> WHAT IS ASKED: Scan the data below and pick out the lines containing the word "code".

Stored data:
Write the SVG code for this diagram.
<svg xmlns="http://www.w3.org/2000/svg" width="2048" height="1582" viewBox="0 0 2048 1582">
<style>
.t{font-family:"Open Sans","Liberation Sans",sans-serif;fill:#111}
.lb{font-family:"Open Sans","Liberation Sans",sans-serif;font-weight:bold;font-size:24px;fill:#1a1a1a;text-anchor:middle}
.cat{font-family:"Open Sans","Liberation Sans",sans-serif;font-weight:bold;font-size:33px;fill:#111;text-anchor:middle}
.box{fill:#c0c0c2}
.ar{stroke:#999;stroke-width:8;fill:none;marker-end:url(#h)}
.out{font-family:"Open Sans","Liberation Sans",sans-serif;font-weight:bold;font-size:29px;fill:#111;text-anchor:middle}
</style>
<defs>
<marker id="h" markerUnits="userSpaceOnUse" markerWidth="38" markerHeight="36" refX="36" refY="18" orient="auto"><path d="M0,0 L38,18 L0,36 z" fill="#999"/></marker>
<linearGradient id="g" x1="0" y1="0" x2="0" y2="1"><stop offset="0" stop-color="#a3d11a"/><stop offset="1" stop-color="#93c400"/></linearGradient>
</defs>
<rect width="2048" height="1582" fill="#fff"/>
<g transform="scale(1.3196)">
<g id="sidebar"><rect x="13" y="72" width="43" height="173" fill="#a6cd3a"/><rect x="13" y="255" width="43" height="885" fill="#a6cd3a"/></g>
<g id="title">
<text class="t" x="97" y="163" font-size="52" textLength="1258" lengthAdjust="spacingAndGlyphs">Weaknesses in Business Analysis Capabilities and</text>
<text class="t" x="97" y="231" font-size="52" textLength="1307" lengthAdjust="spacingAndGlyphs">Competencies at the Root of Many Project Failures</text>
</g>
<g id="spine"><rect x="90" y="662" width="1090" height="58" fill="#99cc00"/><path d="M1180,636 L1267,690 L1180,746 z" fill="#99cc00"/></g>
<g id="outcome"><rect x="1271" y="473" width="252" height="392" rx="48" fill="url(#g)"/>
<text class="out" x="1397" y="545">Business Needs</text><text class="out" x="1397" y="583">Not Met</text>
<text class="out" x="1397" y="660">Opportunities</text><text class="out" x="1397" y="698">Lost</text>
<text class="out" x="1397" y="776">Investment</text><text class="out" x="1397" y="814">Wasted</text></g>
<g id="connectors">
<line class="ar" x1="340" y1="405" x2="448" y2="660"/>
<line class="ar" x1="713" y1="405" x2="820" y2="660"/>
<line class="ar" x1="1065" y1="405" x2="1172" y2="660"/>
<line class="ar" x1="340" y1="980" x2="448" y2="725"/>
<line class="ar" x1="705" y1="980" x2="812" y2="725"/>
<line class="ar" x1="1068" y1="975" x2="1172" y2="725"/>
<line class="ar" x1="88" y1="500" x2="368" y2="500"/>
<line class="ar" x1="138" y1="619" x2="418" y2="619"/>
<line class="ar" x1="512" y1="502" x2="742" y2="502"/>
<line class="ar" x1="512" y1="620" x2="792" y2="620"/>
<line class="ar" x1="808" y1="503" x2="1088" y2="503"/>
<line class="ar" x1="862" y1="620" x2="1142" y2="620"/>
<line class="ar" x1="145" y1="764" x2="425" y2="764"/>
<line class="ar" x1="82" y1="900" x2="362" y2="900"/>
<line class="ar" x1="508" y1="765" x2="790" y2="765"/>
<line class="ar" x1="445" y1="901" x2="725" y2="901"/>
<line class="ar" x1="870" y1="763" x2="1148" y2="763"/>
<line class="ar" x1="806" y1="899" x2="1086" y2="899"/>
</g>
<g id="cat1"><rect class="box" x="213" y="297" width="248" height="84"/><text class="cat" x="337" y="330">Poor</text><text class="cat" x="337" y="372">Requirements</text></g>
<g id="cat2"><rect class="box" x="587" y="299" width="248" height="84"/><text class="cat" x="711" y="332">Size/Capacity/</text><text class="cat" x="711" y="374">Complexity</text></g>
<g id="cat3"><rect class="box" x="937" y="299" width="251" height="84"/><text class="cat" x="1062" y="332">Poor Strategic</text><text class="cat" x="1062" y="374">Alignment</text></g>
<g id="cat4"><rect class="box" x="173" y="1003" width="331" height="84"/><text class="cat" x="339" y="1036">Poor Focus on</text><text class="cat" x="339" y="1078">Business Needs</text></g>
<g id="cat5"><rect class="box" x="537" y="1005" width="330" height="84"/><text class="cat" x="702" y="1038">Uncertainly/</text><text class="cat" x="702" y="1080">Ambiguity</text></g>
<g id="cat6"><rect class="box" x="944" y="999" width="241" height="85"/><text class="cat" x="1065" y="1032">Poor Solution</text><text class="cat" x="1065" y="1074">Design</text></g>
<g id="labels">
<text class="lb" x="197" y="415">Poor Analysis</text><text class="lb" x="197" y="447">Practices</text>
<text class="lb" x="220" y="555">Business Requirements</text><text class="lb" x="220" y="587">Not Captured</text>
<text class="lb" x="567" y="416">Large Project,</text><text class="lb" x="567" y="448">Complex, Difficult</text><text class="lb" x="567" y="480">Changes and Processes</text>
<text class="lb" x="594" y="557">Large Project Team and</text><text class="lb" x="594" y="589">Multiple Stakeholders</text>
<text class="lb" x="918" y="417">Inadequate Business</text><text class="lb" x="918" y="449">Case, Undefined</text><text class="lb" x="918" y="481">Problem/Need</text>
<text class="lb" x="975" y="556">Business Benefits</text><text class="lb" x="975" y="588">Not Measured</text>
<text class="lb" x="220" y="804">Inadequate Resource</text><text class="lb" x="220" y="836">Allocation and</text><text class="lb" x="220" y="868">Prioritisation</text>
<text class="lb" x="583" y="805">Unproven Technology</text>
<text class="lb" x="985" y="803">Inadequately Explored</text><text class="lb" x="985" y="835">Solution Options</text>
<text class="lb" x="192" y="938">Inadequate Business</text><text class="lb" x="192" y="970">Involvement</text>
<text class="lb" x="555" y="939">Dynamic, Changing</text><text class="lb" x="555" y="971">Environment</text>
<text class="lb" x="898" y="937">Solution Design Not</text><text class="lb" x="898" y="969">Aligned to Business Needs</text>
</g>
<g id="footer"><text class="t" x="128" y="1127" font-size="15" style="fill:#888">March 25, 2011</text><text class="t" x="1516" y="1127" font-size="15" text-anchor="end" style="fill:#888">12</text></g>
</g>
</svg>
---
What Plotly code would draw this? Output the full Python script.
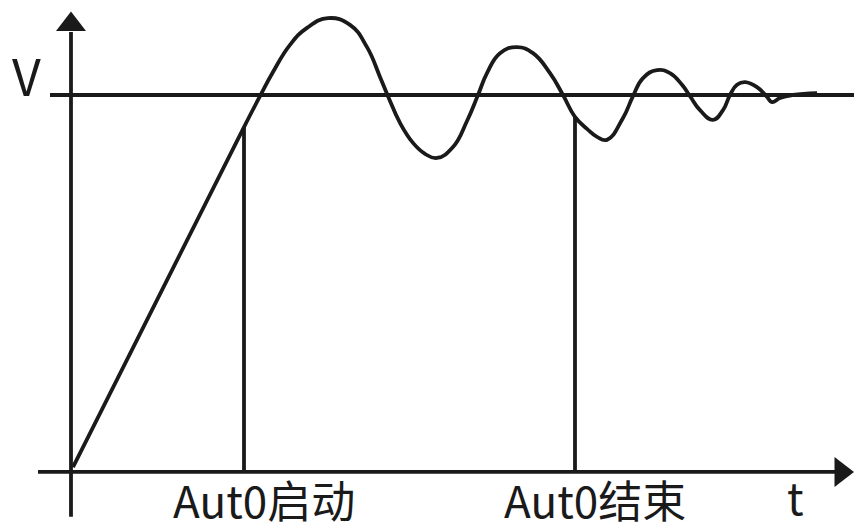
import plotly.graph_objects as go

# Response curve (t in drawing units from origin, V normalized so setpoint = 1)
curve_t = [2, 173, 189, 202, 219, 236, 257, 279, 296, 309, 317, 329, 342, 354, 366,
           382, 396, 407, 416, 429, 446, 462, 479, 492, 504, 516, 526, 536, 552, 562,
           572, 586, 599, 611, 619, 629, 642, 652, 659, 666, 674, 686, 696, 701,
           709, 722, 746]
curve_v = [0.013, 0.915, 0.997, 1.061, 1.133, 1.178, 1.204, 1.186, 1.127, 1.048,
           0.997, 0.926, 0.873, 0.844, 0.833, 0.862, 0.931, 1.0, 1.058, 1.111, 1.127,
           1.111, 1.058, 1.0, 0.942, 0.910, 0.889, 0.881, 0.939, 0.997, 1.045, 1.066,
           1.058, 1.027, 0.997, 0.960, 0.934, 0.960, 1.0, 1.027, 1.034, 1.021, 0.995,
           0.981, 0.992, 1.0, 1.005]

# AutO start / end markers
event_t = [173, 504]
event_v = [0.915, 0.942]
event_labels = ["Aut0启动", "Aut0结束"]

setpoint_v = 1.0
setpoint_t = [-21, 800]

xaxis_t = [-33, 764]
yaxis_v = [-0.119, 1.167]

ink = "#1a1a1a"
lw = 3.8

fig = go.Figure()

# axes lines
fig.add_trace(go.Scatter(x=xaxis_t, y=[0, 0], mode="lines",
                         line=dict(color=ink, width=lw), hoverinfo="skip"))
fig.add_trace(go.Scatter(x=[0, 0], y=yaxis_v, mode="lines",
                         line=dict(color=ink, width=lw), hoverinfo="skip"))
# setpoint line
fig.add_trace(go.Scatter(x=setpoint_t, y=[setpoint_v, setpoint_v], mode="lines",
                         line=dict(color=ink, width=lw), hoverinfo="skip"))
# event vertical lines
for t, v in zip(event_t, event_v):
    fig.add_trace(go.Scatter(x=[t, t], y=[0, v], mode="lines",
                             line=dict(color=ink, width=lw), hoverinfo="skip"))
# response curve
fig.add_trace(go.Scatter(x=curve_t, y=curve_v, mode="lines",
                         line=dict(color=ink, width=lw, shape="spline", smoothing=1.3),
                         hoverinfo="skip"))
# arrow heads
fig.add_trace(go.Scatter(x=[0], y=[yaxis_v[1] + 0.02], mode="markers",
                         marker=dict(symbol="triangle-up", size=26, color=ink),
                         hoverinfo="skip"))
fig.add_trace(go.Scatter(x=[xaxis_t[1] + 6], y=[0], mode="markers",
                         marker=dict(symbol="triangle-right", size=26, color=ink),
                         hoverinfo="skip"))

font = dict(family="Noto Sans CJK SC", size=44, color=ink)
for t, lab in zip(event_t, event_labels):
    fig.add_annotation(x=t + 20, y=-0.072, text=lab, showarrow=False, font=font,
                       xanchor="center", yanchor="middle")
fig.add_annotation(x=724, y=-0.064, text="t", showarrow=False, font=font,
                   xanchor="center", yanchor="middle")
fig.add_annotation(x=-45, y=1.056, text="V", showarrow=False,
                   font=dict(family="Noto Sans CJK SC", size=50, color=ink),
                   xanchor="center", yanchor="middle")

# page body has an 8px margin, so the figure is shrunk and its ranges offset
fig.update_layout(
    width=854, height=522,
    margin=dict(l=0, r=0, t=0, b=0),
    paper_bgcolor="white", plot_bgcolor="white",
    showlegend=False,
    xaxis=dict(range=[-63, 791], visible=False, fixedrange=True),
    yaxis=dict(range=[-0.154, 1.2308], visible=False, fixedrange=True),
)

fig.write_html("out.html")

> ANSWER TO THIS PROBLEM:
Write the SVG code for this diagram.
What Plotly code would draw this? Output the full Python script.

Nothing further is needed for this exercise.